**WORK TO COMPLETE**: Extract the lines of the material below, beginning with the first and ending with the line that holds "const ratioTicks = [0.5,1,2];". Skip every picture.

□ □ □ □

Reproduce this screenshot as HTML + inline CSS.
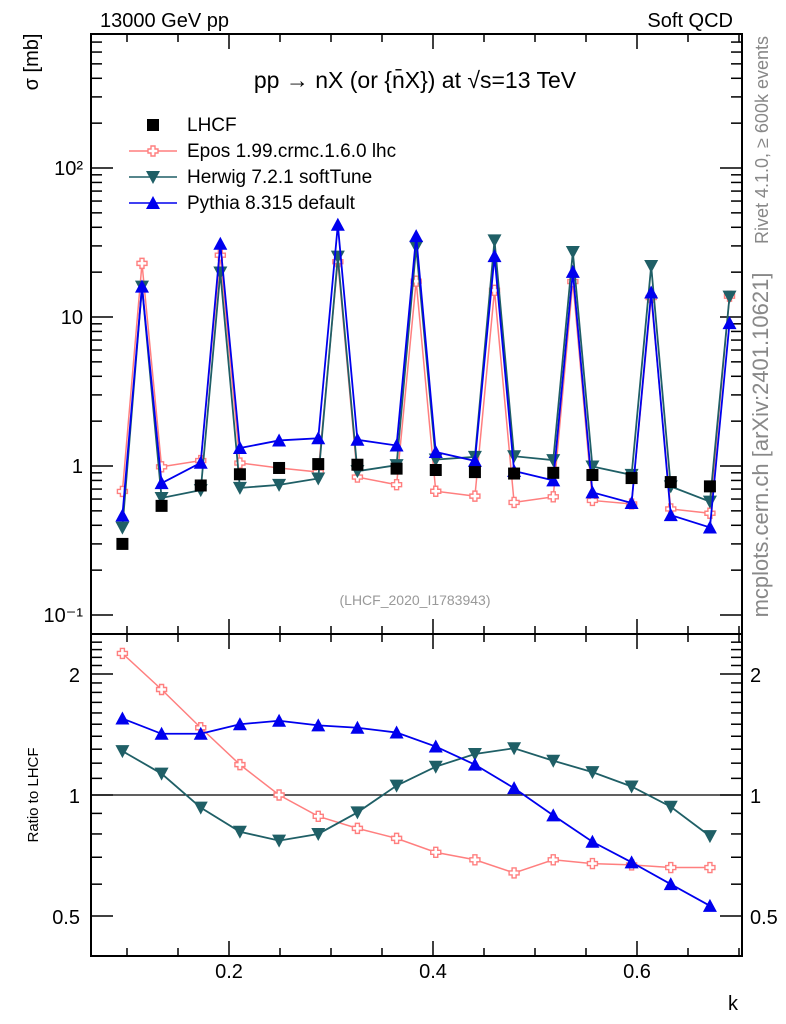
<!DOCTYPE html>
<html><head><meta charset="utf-8">
<style>
html,body{margin:0;padding:0;background:#fff;}
svg{display:block;font-family:"Liberation Sans","DejaVu Sans",sans-serif;}
</style></head>
<body>
<svg id="chart" width="786" height="1024" viewBox="0 0 786 1024" xmlns="http://www.w3.org/2000/svg">
<text x="100" y="27" font-size="20">13000 GeV pp</text>
<text x="733" y="27" font-size="20" text-anchor="end">Soft QCD</text>
<text x="415" y="88" font-size="23" text-anchor="middle">pp → nX (or {n̄X}) at √s=13 TeV</text>
<text transform="translate(768,140) rotate(-90)" font-size="18" fill="#888" text-anchor="middle">Rivet 4.1.0, ≥ 600k events</text>
<text transform="translate(768,445) rotate(-90)" font-size="22" fill="#888" text-anchor="middle">mcplots.cern.ch [arXiv:2401.10621]</text>
<text x="415" y="605" font-size="14" fill="#999" text-anchor="middle">(LHCF_2020_I1783943)</text>
<text transform="translate(38,62) rotate(-90)" font-size="20" text-anchor="middle">σ [mb]</text>
<text transform="translate(38,795) rotate(-90)" font-size="15" text-anchor="middle">Ratio to LHCF</text>
<text x="738" y="1010" font-size="20" text-anchor="end">k</text>
<g id="axes"></g>
<g id="marks"></g>
<g id="legend"></g>
</svg>
<script>
// bin index (k = 0.0955 + idx*0.0192)
const allIdx = [0,1,2,4,5,6,8,10,11,12,14,15,16,18,19,20,22,23,24,26,27,28,30,31];
const dataIdx = [0,2,4,6,8,10,12,14,16,18,20,22,24,26,28,30];
const peakIdx = [1,5,11,15,19,23,27,31];
const lhcfVals = [0.30,0.54,0.74,0.88,0.97,1.03,1.02,0.96,0.94,0.91,0.89,0.90,0.87,0.83,0.78,0.73];
const eposRatio = [2.25,1.83,1.47,1.19,1.0,0.885,0.826,0.78,0.72,0.69,0.64,0.69,0.675,0.67,0.66,0.66];
const herwigRatio = [1.286,1.13,0.93,0.81,0.77,0.80,0.905,1.055,1.176,1.265,1.307,1.217,1.14,1.05,0.935,0.79];
const pythiaRatio = [1.55,1.42,1.42,1.50,1.53,1.49,1.47,1.43,1.32,1.19,1.04,0.89,0.765,0.68,0.60,0.53];
const eposPeaks = [22.9,26,23.5,17.4,15.1,17.3,13.5,13.8];
const herwigPeaks = [16,19.9,25.4,29.6,32.7,27.3,22,13.7];
const pythiaPeaks = [16,31,41.6,34.9,25.6,20.1,14.6,9.1];
const xTicks = [0.2,0.4,0.6];
const yTickLabels = ["10⁻¹","1","10","10²"];
const ratioTicks = [0.5,1,2];

const NS="http://www.w3.org/2000/svg";
const L=91,R=742,T=34,MID=634,B=956;
const kOf=i=>0.0955+i*0.0192;
const X=k=>229+(k-0.2)*1020;
const Y=v=>466-149*Math.log10(v);
const YR=r=>795-121*Math.log2(r);
const axes=document.getElementById('axes'), marks=document.getElementById('marks'), legend=document.getElementById('legend');
function mk(tag,attrs,parent){const e=document.createElementNS(NS,tag);for(const a in attrs)e.setAttribute(a,attrs[a]);parent.appendChild(e);return e;}
function ln(x1,y1,x2,y2,p,w){return mk('line',{x1,y1,x2,y2,stroke:'#000','stroke-width':w||1.5},p);}

let f=mk('rect',{x:L,y:T,width:R-L,height:MID-T,fill:'none',stroke:'#000','stroke-width':2},axes);


f=mk('rect',{x:L,y:MID,width:R-L,height:B-MID,fill:'none',stroke:'#000','stroke-width':2},axes);



for(let k=0.1;k<0.71;k+=0.05){
  const x=X(k); const major=Math.abs(k*10-Math.round(k*10))<1e-6 && Math.round(k*10)%2===0;
  const len=major?15:8;
  [[T,1],[MID,1],[MID,-1],[B,-1]].forEach(([y0,d])=>ln(x,y0,x,y0+d*len,axes));
}
xTicks.forEach(k=>{const t=mk('text',{x:X(k),y:978,'font-size':20,'text-anchor':'middle'},axes);t.textContent=k.toFixed(1);

});

for(let e=-1;e<=2;e++){
  for(let m=1;m<10;m++){
    const v=m*Math.pow(10,e); const y=Y(v); if(y<T||y>MID)continue;
    const len=m===1?22:11;
    ln(L,y,L+len,y,axes); ln(R,y,R-len,y,axes);
  }
  const t=mk('text',{x:83,y:Y(Math.pow(10,e))+7,'font-size':20,'text-anchor':'end'},axes);
  t.textContent=yTickLabels[e+1];
  
  
}
[0.4,0.5,0.6,0.7,0.8,0.9,1,1.1,1.2,1.3,1.4,1.5,1.6,1.7,1.8,1.9,2,2.1,2.2,2.3,2.4,2.5].forEach(r=>{
  const y=YR(r); if(y<MID+2||y>B-2)return; const major=ratioTicks.includes(r); const len=major?22:11;
  ln(L,y,L+len,y,axes); ln(R,y,R-len,y,axes);
});
ratioTicks.forEach(r=>{
  let t=mk('text',{x:80,y:YR(r)+8,'font-size':20,'text-anchor':'end'},axes);t.textContent=String(r);
  
  
  t=mk('text',{x:750,y:YR(r)+8,'font-size':20},axes);t.textContent=String(r);
  
  
});
const ref=ln(L,YR(1),R,YR(1),axes,1.2);



function marker(type,x,y,color,p){
  let e;
  if(type==='sq') e=mk('rect',{x:x-6,y:y-6,width:12,height:12,fill:'#000'},p);
  else if(type==='cross') e=mk('path',{d:`M${x-2},${y-5}h4v3h3v4h-3v3h-4v-3h-3v-4h3z`,fill:'#fff',stroke:color,'stroke-width':1.4},p);
  else if(type==='down') e=mk('path',{d:`M${x-7},${y-6}L${x+7},${y-6}L${x},${y+7}z`,fill:color},p);
  else e=mk('path',{d:`M${x-7},${y+6}L${x+7},${y+6}L${x},${y-7}z`,fill:color},p);
  return e;
}
function fullSeries(ratio,peaks){
  const vals={};dataIdx.forEach((i,j)=>vals[i]=ratio[j]*lhcfVals[j]);peakIdx.forEach((i,j)=>vals[i]=peaks[j]);
  return allIdx.map(i=>[kOf(i),vals[i]]);
}
const series=[
 {name:'epos',color:'#ff7f7f',type:'cross',ratio:eposRatio,peaks:eposPeaks,w:1.5},
 {name:'herwig',color:'#1f5f66',type:'down',ratio:herwigRatio,peaks:herwigPeaks,w:1.8},
 {name:'pythia',color:'#0000ee',type:'up',ratio:pythiaRatio,peaks:pythiaPeaks,w:1.8}
];
series.forEach(s=>{
  const pts=fullSeries(s.ratio,s.peaks);
  const pl=mk('polyline',{points:pts.map(p=>X(p[0])+','+Y(p[1])).join(' '),fill:'none',stroke:s.color,'stroke-width':s.w},marks);
  
  
  pts.forEach(p=>{const m=marker(s.type,X(p[0]),Y(p[1]),s.color,marks);
    
    });
  const rp=dataIdx.map((i,j)=>[kOf(i),s.ratio[j]]);
  const rl=mk('polyline',{points:rp.map(p=>X(p[0])+','+YR(p[1])).join(' '),fill:'none',stroke:s.color,'stroke-width':s.w},marks);
  
  
  rp.forEach(p=>{const m=marker(s.type,X(p[0]),YR(p[1]),s.color,marks);
    
    });
});
dataIdx.forEach((i,j)=>{const m=marker('sq',X(kOf(i)),Y(lhcfVals[j]),'#000',marks);
  
  });

const leg=[['LHCF','sq','#000'],['Epos 1.99.crmc.1.6.0 lhc','cross','#ff7f7f'],['Herwig 7.2.1 softTune','down','#1f5f66'],['Pythia 8.315 default','up','#0000ee']];
leg.forEach((e,j)=>{
  const y=125+j*26;
  if(j>0){const l=mk('line',{x1:129,y1:y,x2:177,y2:y,stroke:e[2],'stroke-width':1.5},legend);
    
    }
  marker(e[1],153,y,e[2],legend);
  const t=mk('text',{x:187,y:y+6,'font-size':19},legend);t.textContent=e[0];
  
  
});
</script>
</body></html>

□ □ □ □

**WRITTEN REPLY**:
Reproduce this screenshot as HTML + inline CSS.
<!DOCTYPE html>
<html><head><meta charset="utf-8">
<style>
html,body{margin:0;padding:0;background:#fff;}
svg{display:block;font-family:"Liberation Sans","DejaVu Sans",sans-serif;}
</style></head>
<body>
<svg id="chart" width="786" height="1024" viewBox="0 0 786 1024" xmlns="http://www.w3.org/2000/svg">
<text x="100" y="27" font-size="20">13000 GeV pp</text>
<text x="733" y="27" font-size="20" text-anchor="end">Soft QCD</text>
<text x="415" y="88" font-size="23" text-anchor="middle">pp → nX (or {n̄X}) at √s=13 TeV</text>
<text transform="translate(768,140) rotate(-90)" font-size="18" fill="#888" text-anchor="middle">Rivet 4.1.0, ≥ 600k events</text>
<text transform="translate(768,445) rotate(-90)" font-size="22" fill="#888" text-anchor="middle">mcplots.cern.ch [arXiv:2401.10621]</text>
<text x="415" y="605" font-size="14" fill="#999" text-anchor="middle">(LHCF_2020_I1783943)</text>
<text transform="translate(38,62) rotate(-90)" font-size="20" text-anchor="middle">σ [mb]</text>
<text transform="translate(38,795) rotate(-90)" font-size="15" text-anchor="middle">Ratio to LHCF</text>
<text x="738" y="1010" font-size="20" text-anchor="end">k</text>
<g id="axes"></g>
<g id="marks"></g>
<g id="legend"></g>
</svg>
<script>
// bin index (k = 0.0955 + idx*0.0192)
const allIdx = [0,1,2,4,5,6,8,10,11,12,14,15,16,18,19,20,22,23,24,26,27,28,30,31];
const dataIdx = [0,2,4,6,8,10,12,14,16,18,20,22,24,26,28,30];
const peakIdx = [1,5,11,15,19,23,27,31];
const lhcfVals = [0.30,0.54,0.74,0.88,0.97,1.03,1.02,0.96,0.94,0.91,0.89,0.90,0.87,0.83,0.78,0.73];
const eposRatio = [2.25,1.83,1.47,1.19,1.0,0.885,0.826,0.78,0.72,0.69,0.64,0.69,0.675,0.67,0.66,0.66];
const herwigRatio = [1.286,1.13,0.93,0.81,0.77,0.80,0.905,1.055,1.176,1.265,1.307,1.217,1.14,1.05,0.935,0.79];
const pythiaRatio = [1.55,1.42,1.42,1.50,1.53,1.49,1.47,1.43,1.32,1.19,1.04,0.89,0.765,0.68,0.60,0.53];
const eposPeaks = [22.9,26,23.5,17.4,15.1,17.3,13.5,13.8];
const herwigPeaks = [16,19.9,25.4,29.6,32.7,27.3,22,13.7];
const pythiaPeaks = [16,31,41.6,34.9,25.6,20.1,14.6,9.1];
const xTicks = [0.2,0.4,0.6];
const yTickLabels = ["10⁻¹","1","10","10²"];
const ratioTicks = [0.5,1,2];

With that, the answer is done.